NAF's rivals, AAA and JAMS, say they don't cooperate with debt collection law firms in this manner. "Those who inquire about filing cases with us, which include individuals, governmental entities, and businesses, often reach out to understand how to use our online filing process, which is available to all parties," says AAA spokesman Wayne Kessler. The firm says it handled 8,358 consumer arbitration cases in 2007, far fewer than NAF. JAMS says it doesn't handle such cases.

NAF arbitrators say they aren't familiar with all the ways the company markets itself. When told about the internal documents, however, several expressed concern. "Using a law firm to actually solicit business for [NAF] raises a question of the appearance, at least, of potential impropriety," says Edwin S. Kahn, a lawyer in Denver who advocates for low-income families and, as a sideline, has handled about 30 NAF cases and 50 AAA cases. Kahn says he is considering recusing himself from cases involving Mann Bracken and Wolpoff & Abramson: "I have learned something that might affect my objectivity."

NAF interprets Kahn's comments as showing that "he is very aware of his professional responsibility to remain entirely neutral." It adds that it has "been successful in completely isolating the independent arbitrators from educational and marketing efforts used to encourage the use of arbitration."

Edward C. Anderson, an NAF founder and past CEO, confirms that the company does "educate" creditors' lawyers on the benefits of arbitration in hopes that the lawyers' clients will purchase NAF's services. He sees no conflict of interest. "The documents that you have apparently relate to meetings with particular lawyers," he says. "It looks to me like we pitched these lawyers on the efficacy of arbitration for their clients, and they have to decide what works for them." Mann Bracken and Wolpoff & Abramson decline to comment.

GE confirms that it employs Mann Bracken and says consumers may resolve disputes before NAF or AAA. Consumers also may opt out of GE's arbitration clause, although relatively few do. In a statement, GE spokeswoman Cristy F. Williams says that when the company initiates collection actions, "it has historically always filed in a court of appropriate jurisdiction." She adds that GE's arbitration clause referring to NAF was in place before the 2004 and 2005 references to Mann Bracken in the NAF documents. GE declines to respond to questions about the overall fairness of NAF arbitration or on Mann Bracken's role in aiding NAF to gain arbitration business.


Most judges are favorably disposed toward arbitration as a way of alleviating the courts' litigation load. In one case in which customers questioned the use of an arbitration clause by credit-card issuer First USA Bank, a federal judge in Dallas ruled in 2000: "The court is satisfied that NAF will provide a reasonable, fair, impartial forum."

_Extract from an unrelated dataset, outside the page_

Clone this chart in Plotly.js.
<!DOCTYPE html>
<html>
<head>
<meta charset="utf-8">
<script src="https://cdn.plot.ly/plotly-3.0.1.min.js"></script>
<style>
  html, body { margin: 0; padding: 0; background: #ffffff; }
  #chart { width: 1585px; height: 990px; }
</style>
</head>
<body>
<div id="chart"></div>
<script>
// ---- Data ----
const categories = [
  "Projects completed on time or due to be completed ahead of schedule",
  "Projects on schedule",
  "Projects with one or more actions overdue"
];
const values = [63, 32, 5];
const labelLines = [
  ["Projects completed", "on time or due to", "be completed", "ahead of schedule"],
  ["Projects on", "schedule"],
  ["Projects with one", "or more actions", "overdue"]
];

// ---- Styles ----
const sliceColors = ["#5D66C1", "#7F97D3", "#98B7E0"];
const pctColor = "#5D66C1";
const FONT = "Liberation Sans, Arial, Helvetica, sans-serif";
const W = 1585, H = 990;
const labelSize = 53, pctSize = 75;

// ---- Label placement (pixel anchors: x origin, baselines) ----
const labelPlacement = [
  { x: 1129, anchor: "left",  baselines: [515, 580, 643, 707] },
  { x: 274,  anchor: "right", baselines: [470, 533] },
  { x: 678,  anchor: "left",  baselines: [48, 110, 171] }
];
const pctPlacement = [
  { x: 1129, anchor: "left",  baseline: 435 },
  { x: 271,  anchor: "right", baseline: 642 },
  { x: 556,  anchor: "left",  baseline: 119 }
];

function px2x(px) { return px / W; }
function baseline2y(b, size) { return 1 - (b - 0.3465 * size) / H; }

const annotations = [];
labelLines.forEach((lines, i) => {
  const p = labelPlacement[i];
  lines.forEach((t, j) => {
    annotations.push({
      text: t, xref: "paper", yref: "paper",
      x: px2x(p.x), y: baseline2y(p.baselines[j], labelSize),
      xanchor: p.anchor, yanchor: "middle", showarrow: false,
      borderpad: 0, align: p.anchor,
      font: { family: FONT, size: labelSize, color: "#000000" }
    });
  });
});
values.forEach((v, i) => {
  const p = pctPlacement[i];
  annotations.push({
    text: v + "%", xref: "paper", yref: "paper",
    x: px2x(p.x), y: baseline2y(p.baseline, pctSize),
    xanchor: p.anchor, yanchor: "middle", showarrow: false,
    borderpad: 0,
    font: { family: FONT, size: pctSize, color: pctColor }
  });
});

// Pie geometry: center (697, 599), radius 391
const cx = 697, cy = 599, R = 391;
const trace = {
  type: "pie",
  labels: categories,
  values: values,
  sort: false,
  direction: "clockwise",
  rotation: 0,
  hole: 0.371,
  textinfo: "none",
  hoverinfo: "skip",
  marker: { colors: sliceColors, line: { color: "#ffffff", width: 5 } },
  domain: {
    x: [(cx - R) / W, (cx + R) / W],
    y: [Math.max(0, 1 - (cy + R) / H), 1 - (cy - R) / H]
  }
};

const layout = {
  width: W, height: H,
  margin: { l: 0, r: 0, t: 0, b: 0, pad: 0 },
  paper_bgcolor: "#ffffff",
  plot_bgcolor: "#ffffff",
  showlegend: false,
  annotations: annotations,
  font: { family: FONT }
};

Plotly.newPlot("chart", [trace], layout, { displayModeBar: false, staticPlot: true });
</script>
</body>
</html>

But some courts have found reason to question NAF awards. In May, 2005, a state judge in Oregon threw out a $16,642 arbitration judgment favoring MBNA. Judge Donald B. Bowerman didn't explain his reasoning, but the consumer in the case, Laurie A. Raymond, had appealed the award, saying she had been complaining to MBNA since 1990 that the charges attributed to her were the result of fraud or a mistake. Raymond, a 54-year-old family-law attorney in Portland, also told the court that she had never signed an arbitration agreement. Unlike most alleged debtors, Raymond energetically disputed NAF's jurisdiction. The credit-card company at certain points in the past had conceded that she didn't have to pay, she says. Nevertheless, in July, 2004, the arbitrator entered the award for the bank without holding the hearing Raymond says she had requested.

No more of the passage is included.